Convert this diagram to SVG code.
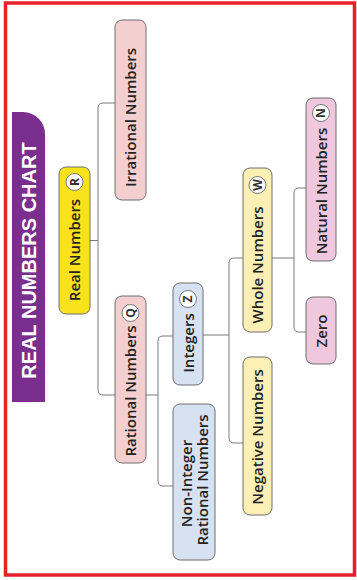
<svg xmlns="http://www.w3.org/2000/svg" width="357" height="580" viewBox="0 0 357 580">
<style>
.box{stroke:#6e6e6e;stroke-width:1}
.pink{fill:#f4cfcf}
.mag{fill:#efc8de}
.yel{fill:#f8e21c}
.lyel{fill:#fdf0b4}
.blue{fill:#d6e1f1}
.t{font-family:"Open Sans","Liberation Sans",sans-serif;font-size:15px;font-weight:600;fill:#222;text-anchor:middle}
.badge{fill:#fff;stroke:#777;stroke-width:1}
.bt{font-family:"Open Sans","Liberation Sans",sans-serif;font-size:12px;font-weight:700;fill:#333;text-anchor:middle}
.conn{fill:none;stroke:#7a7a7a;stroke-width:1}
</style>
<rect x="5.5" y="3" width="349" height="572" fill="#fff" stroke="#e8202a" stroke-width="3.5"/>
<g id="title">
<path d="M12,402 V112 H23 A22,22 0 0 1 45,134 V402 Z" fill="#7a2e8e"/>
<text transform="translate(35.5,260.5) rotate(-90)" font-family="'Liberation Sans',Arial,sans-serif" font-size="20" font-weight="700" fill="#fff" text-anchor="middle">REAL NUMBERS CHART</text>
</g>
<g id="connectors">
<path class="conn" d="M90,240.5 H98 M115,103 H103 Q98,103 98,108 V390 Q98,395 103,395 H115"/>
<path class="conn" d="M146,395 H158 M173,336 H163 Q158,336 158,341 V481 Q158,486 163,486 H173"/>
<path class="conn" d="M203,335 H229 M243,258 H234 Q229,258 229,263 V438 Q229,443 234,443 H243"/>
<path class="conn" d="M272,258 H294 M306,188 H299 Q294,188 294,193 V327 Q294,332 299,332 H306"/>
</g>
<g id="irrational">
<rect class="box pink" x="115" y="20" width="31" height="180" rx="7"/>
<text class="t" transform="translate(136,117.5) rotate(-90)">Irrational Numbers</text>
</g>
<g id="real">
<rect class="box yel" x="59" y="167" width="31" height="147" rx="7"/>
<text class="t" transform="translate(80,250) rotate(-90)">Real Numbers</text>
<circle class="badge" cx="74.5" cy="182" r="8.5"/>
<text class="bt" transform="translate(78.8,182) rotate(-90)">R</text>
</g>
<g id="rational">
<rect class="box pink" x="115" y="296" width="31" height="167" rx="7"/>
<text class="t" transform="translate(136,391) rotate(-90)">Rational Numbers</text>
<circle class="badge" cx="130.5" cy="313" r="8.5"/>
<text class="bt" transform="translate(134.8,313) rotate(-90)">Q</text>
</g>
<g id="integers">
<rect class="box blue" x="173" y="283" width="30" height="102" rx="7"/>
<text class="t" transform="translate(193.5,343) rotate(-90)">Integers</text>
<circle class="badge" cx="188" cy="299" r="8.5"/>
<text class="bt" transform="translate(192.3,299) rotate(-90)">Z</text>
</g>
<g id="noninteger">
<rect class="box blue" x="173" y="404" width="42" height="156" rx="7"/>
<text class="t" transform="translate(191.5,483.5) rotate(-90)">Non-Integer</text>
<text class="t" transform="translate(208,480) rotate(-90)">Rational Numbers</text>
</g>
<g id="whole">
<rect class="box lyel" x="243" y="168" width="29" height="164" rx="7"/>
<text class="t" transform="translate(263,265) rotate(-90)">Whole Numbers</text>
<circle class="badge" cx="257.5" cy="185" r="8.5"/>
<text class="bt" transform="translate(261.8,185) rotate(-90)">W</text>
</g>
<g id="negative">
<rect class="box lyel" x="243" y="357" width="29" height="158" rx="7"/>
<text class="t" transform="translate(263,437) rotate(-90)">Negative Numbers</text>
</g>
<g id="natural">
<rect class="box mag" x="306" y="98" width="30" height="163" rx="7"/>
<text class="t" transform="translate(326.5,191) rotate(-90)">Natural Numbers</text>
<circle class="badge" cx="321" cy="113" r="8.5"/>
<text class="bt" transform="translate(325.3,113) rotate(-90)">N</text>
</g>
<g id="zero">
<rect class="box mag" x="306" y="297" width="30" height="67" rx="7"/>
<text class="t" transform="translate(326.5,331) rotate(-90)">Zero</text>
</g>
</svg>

> _Directions_
Leave the images out, please, and restate each line word for word.

> _Full output_
Convert this diagram to SVG code.
<svg xmlns="http://www.w3.org/2000/svg" width="357" height="580" viewBox="0 0 357 580">
<style>
.box{stroke:#6e6e6e;stroke-width:1}
.pink{fill:#f4cfcf}
.mag{fill:#efc8de}
.yel{fill:#f8e21c}
.lyel{fill:#fdf0b4}
.blue{fill:#d6e1f1}
.t{font-family:"Open Sans","Liberation Sans",sans-serif;font-size:15px;font-weight:600;fill:#222;text-anchor:middle}
.badge{fill:#fff;stroke:#777;stroke-width:1}
.bt{font-family:"Open Sans","Liberation Sans",sans-serif;font-size:12px;font-weight:700;fill:#333;text-anchor:middle}
.conn{fill:none;stroke:#7a7a7a;stroke-width:1}
</style>
<rect x="5.5" y="3" width="349" height="572" fill="#fff" stroke="#e8202a" stroke-width="3.5"/>
<g id="title">
<path d="M12,402 V112 H23 A22,22 0 0 1 45,134 V402 Z" fill="#7a2e8e"/>
<text transform="translate(35.5,260.5) rotate(-90)" font-family="'Liberation Sans',Arial,sans-serif" font-size="20" font-weight="700" fill="#fff" text-anchor="middle">REAL NUMBERS CHART</text>
</g>
<g id="connectors">
<path class="conn" d="M90,240.5 H98 M115,103 H103 Q98,103 98,108 V390 Q98,395 103,395 H115"/>
<path class="conn" d="M146,395 H158 M173,336 H163 Q158,336 158,341 V481 Q158,486 163,486 H173"/>
<path class="conn" d="M203,335 H229 M243,258 H234 Q229,258 229,263 V438 Q229,443 234,443 H243"/>
<path class="conn" d="M272,258 H294 M306,188 H299 Q294,188 294,193 V327 Q294,332 299,332 H306"/>
</g>
<g id="irrational">
<rect class="box pink" x="115" y="20" width="31" height="180" rx="7"/>
<text class="t" transform="translate(136,117.5) rotate(-90)">Irrational Numbers</text>
</g>
<g id="real">
<rect class="box yel" x="59" y="167" width="31" height="147" rx="7"/>
<text class="t" transform="translate(80,250) rotate(-90)">Real Numbers</text>
<circle class="badge" cx="74.5" cy="182" r="8.5"/>
<text class="bt" transform="translate(78.8,182) rotate(-90)">R</text>
</g>
<g id="rational">
<rect class="box pink" x="115" y="296" width="31" height="167" rx="7"/>
<text class="t" transform="translate(136,391) rotate(-90)">Rational Numbers</text>
<circle class="badge" cx="130.5" cy="313" r="8.5"/>
<text class="bt" transform="translate(134.8,313) rotate(-90)">Q</text>
</g>
<g id="integers">
<rect class="box blue" x="173" y="283" width="30" height="102" rx="7"/>
<text class="t" transform="translate(193.5,343) rotate(-90)">Integers</text>
<circle class="badge" cx="188" cy="299" r="8.5"/>
<text class="bt" transform="translate(192.3,299) rotate(-90)">Z</text>
</g>
<g id="noninteger">
<rect class="box blue" x="173" y="404" width="42" height="156" rx="7"/>
<text class="t" transform="translate(191.5,483.5) rotate(-90)">Non-Integer</text>
<text class="t" transform="translate(208,480) rotate(-90)">Rational Numbers</text>
</g>
<g id="whole">
<rect class="box lyel" x="243" y="168" width="29" height="164" rx="7"/>
<text class="t" transform="translate(263,265) rotate(-90)">Whole Numbers</text>
<circle class="badge" cx="257.5" cy="185" r="8.5"/>
<text class="bt" transform="translate(261.8,185) rotate(-90)">W</text>
</g>
<g id="negative">
<rect class="box lyel" x="243" y="357" width="29" height="158" rx="7"/>
<text class="t" transform="translate(263,437) rotate(-90)">Negative Numbers</text>
</g>
<g id="natural">
<rect class="box mag" x="306" y="98" width="30" height="163" rx="7"/>
<text class="t" transform="translate(326.5,191) rotate(-90)">Natural Numbers</text>
<circle class="badge" cx="321" cy="113" r="8.5"/>
<text class="bt" transform="translate(325.3,113) rotate(-90)">N</text>
</g>
<g id="zero">
<rect class="box mag" x="306" y="297" width="30" height="67" rx="7"/>
<text class="t" transform="translate(326.5,331) rotate(-90)">Zero</text>
</g>
</svg>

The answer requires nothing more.